In July, another man who attended the Masjid Al-Salaam mosque, 25-year-old Hasibullah Yusufzai, was charged under a new anti-terrorism law for allegedly leaving the country to join Islamist fighters in Syria. Yusufzai is believed to have left Canada in January.

Rashid said Yusufzai attended the mosque two or three years ago.

“We do know that at some point he was asked to leave this mosque because of certain views he was expressing,” he said.

Criminal history

While he was living in Vancouver in 2011, Zehaf-Bibeau was arrested on a robbery charge. During a court-ordered psychological evaluation, he said he committed the crime for the sole purpose of getting incarcerated.

An evaluation said Zehaf-Bibeau believed jail was the only way to overcome a crack addiction and that as a devoted Muslim, he thought prison time was a way to pay for his mistakes.

Unlike the attacker in the Quebec case, Zehaf-Bibeau was not being watched by authorities. But a top police official said Zehaf-Bibeau - whose father was from Libya - may have lashed out in frustration over delays in getting his passport.

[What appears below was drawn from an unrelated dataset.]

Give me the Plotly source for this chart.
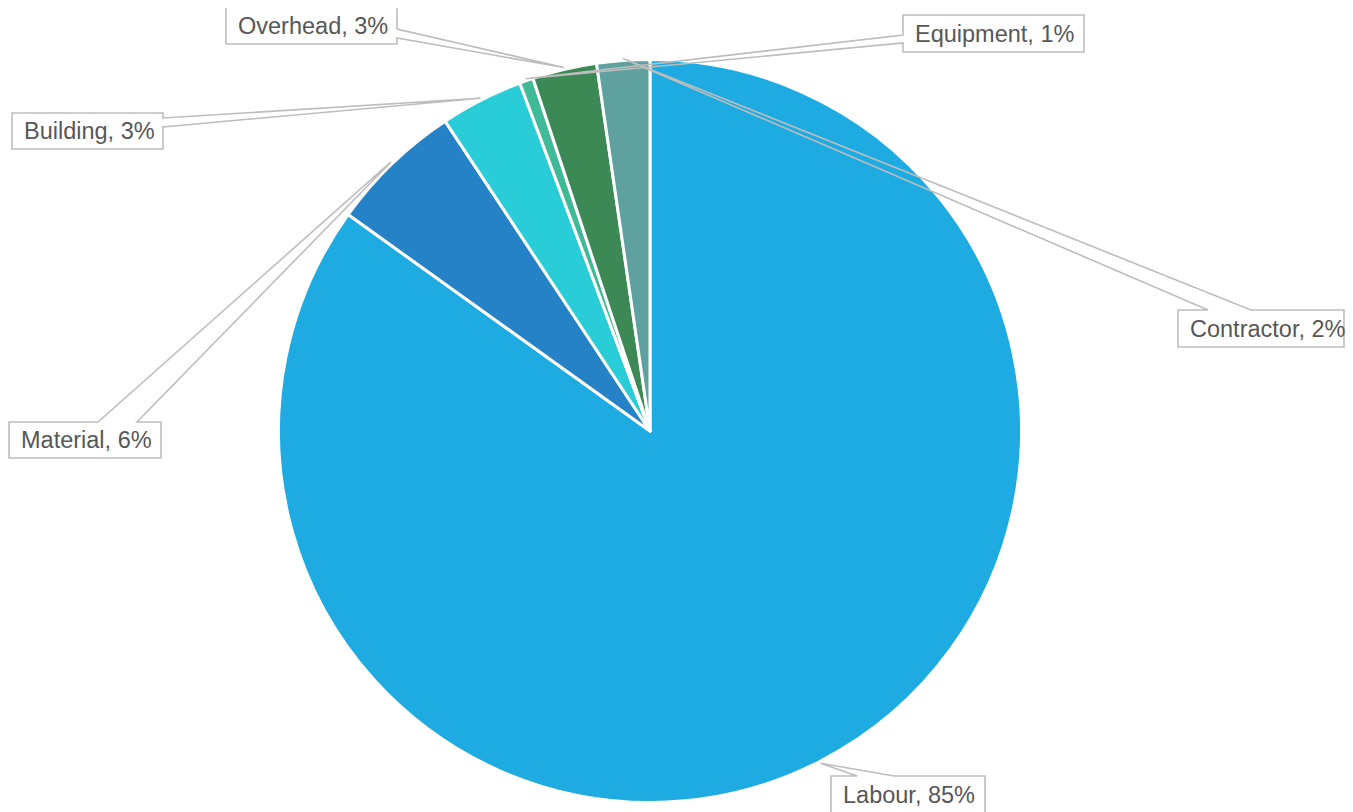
import math
import plotly.graph_objects as go

# ---- data ----
labels = ["Labour", "Material", "Building", "Equipment", "Overhead", "Contractor"]
values = [84.9, 5.8, 3.6, 0.6, 2.8, 2.3]
pct_text = ["85%", "6%", "3%", "1%", "3%", "2%"]
colors = ["#1EABE2", "#2682C6", "#28CDD7", "#40B996", "#3D8955", "#5FA19E"]

# ---- layout (target pixels in the 1353x812 window) ----
OFF = 8                            # default page body margin
W, H = 1353 - 2 * OFF, 812 - OFF    # figure size
cx, cy, R = 650.0, 431.0, 371.5

# callout boxes: (x0, y0, x1, y1), side where the tail attaches, tail base span
callouts = {
    "Labour":     ((831, 776, 985, 813), "top",   (857, 894)),
    "Material":   ((9, 422, 161, 458),   "top",   (98, 137)),
    "Building":   ((12, 113, 163, 149),  "right", (118, 127)),
    "Equipment":  ((903, 15, 1084, 52),  "left",  (35, 43)),
    "Overhead":   ((226, 7, 397, 44),    "right", (29, 38)),
    "Contractor": ((1178, 310, 1344, 347), "top", (1208, 1251)),
}


def px(x):
    return (x - OFF) / W


def py(y):
    return 1 - (y - OFF) / H


fig = go.Figure(go.Pie(
    labels=labels,
    values=values,
    sort=False,
    direction="clockwise",
    rotation=0,
    textinfo="none",
    hoverinfo="label+percent",
    marker=dict(colors=colors, line=dict(color="white", width=3)),
    domain=dict(x=[px(cx - R), px(cx + R)], y=[py(cy + R), py(cy - R)]),
    showlegend=False,
))

shapes = []
annotations = []
total = sum(values)
cum = 0.0
for lab, val, pt in zip(labels, values, pct_text):
    mid = (cum + val / 2) / total * 2 * math.pi
    cum += val
    tx = cx + (R + 2) * math.sin(mid)
    ty = cy - (R + 2) * math.cos(mid)
    (x0, y0, x1, y1), side, (b1, b2) = callouts[lab]
    if side == "top":
        pts = [(x0, y0), (b1, y0), (tx, ty), (b2, y0), (x1, y0), (x1, y1), (x0, y1)]
    elif side == "right":
        pts = [(x0, y0), (x1, y0), (x1, b1), (tx, ty), (x1, b2), (x1, y1), (x0, y1)]
    else:  # left
        pts = [(x0, y0), (x1, y0), (x1, y1), (x0, y1), (x0, b2), (tx, ty), (x0, b1)]
    path = "M " + " L ".join(f"{px(a):.5f},{py(b):.5f}" for a, b in pts) + " Z"
    shapes.append(dict(type="rect", xref="paper", yref="paper",
                       x0=px(x0), x1=px(x1), y0=py(y1), y1=py(y0),
                       fillcolor="white", line=dict(width=0), layer="above"))
    shapes.append(dict(type="path", xref="paper", yref="paper", path=path,
                       fillcolor="rgba(0,0,0,0)",
                       line=dict(color="#BDBDBD", width=1.6), layer="above"))
    annotations.append(dict(
        x=px(x0 + 9.5), y=py((y0 + y1) / 2), xref="paper", yref="paper",
        xanchor="left", yanchor="middle", showarrow=False,
        text=f"{lab}, {pt}",
        font=dict(family="Liberation Sans, Arial, sans-serif", size=23.5, color="#575757"),
    ))

fig.update_layout(
    width=W, height=H,
    margin=dict(l=0, r=0, t=0, b=0),
    paper_bgcolor="white",
    plot_bgcolor="white",
    shapes=shapes,
    annotations=annotations,
)

fig.write_html("out.html")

Bob Paulson, commissioner of the Royal Canadian Mounted Police, said the police commissioner said Zehaf-Bibeau’s email was found on the hard drive of someone charged with a terrorist-related offense. He didn’t say who and described the connection as tenuous.

Zehaf-Bibeau’s passport had not been revoked or his application rejected, but authorities were still investigating whether to grant him one, Paulson said. The wait appeared to weigh heavily on Zehalf-Bibeau.

Abubakir Abdelkareem, who often visited the Ottawa Mission, a homeless shelter downtown where Zehaf-Bibeau stayed in recent weeks, said Zehaf-Bibeau told him he had had a drug problem but had been clean for three months and was trying to steer clear of temptation by going to Libya.

But in the days before the attack, Abdelkareem said Zehaf-Bibeau stopped being talkative and sociable and slept during the day. Abdelkareem concluded Zehaf-Bibeau was back on drugs.

In an email to the AP expressing horror and sadness at what happened, Zehaf-Bibeau’s mother, Susan Bibeau, said that her son seemed lost and “did not fit in,” and that she hadn’t seen him for more than five years until having lunch with him last week.